Treasure the Ordinary
As a child, my mom used to insist on reading a certain book every Christmas season: The Littlest Angel. Not only did we have the book, but we also had a record with the audio version. Each year, we would sit and listen to the record and read along in the book.
The book is about a little child that becomes an angel. He can’t quite get it together in heaven. He’s late, he’s tripping on his wings, etc. But then the news of Jesus’ birth reaches heaven and all the angels are bringing their gifts. The littlest angel presents Jesus with a box that he had on earth that is filled with random items he had collected when he was alive. But after giving the gift, he was immediately humbled by his present and was embarrassed. But God was so pleased with the gift that he makes it into the star of Bethlehem.
I was never a huge fan of the book. I didn’t get it. My mother, on the other hand, was always crying by the end of the book.
It wasn’t until I reread it last year to my son that I understood her tears. As a 10-year-old child, I could not see why a box of random trinkets would merit such value. It was just a box of junk to me. Why would the angel even think that it would be a good gift?
Now, as a parent, I uncover these treasures almost every night. Sometimes they are in the pocket of a pair of jeans, sometimes they are in the bottom of a shoe. Last night, the treasure was a golf tee, a button, a memory stick, and 95 cents left on my nightstand.

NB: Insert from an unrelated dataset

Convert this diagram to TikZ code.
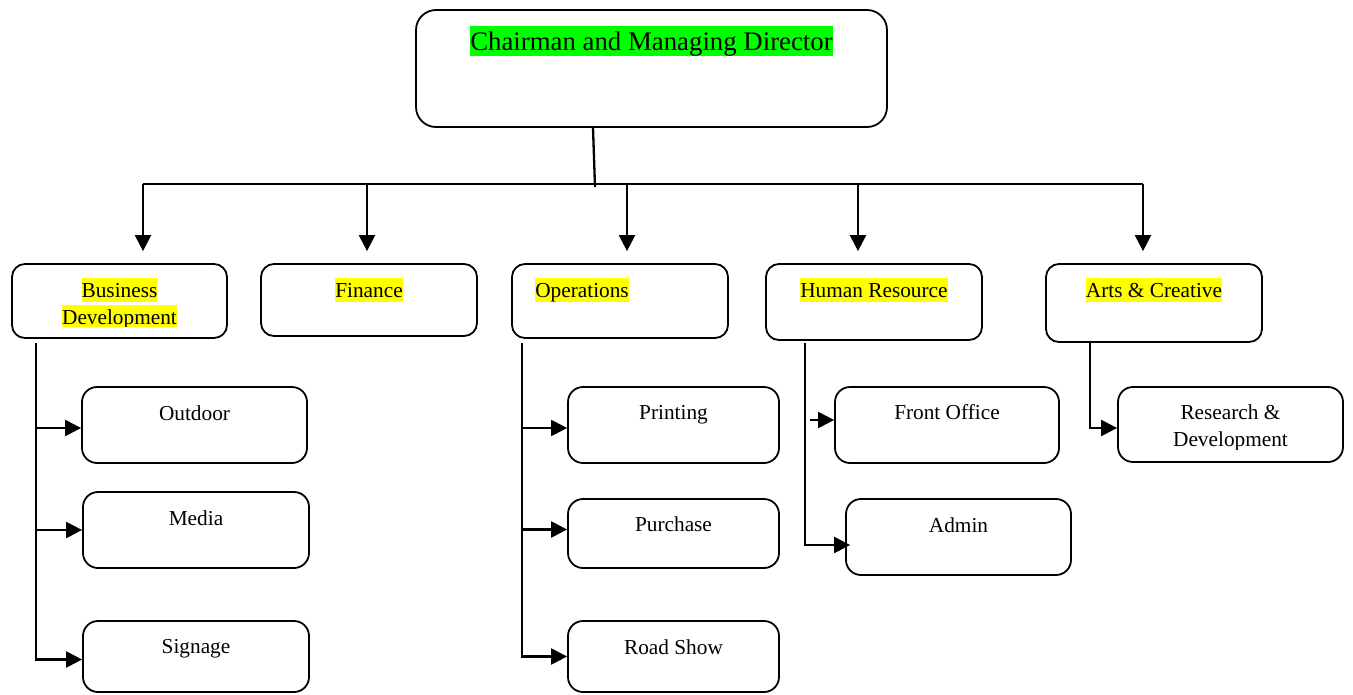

To the untrained eye, it just looks like a pile of items. But I see this collection and know that the items have been arranged so meticulously on the nightstand that they all have value. This group of items did not end up here by accident. They were carefully placed here with a purpose.
Preschoolers have a hard time keeping track of anything. My three kids go through roughly 10 pairs of socks a day. They can’t remember where they put their shoes 30 minutes ago. But when they find something that intrigues them, they hold on to it. I’m always amazed when I discover that one of my children has held onto the same rock for three hours straight. It’s just a rock to me but to them it’s a magnificent treasure.
At some point we stop treasuring the ordinary. We stop looking for treasures on our own and we begin to buy into what the world tells us has value. Our minds begin to speak louder than our hearts.
I could learn a few things from my children. One thing being the ability to treasure the ordinary. Treasure the average day where nothing extraordinary happened. No one took their first steps, no one started school for the first time, it was just a normal day. I wonder how many ordinary days I’ve already forgotten.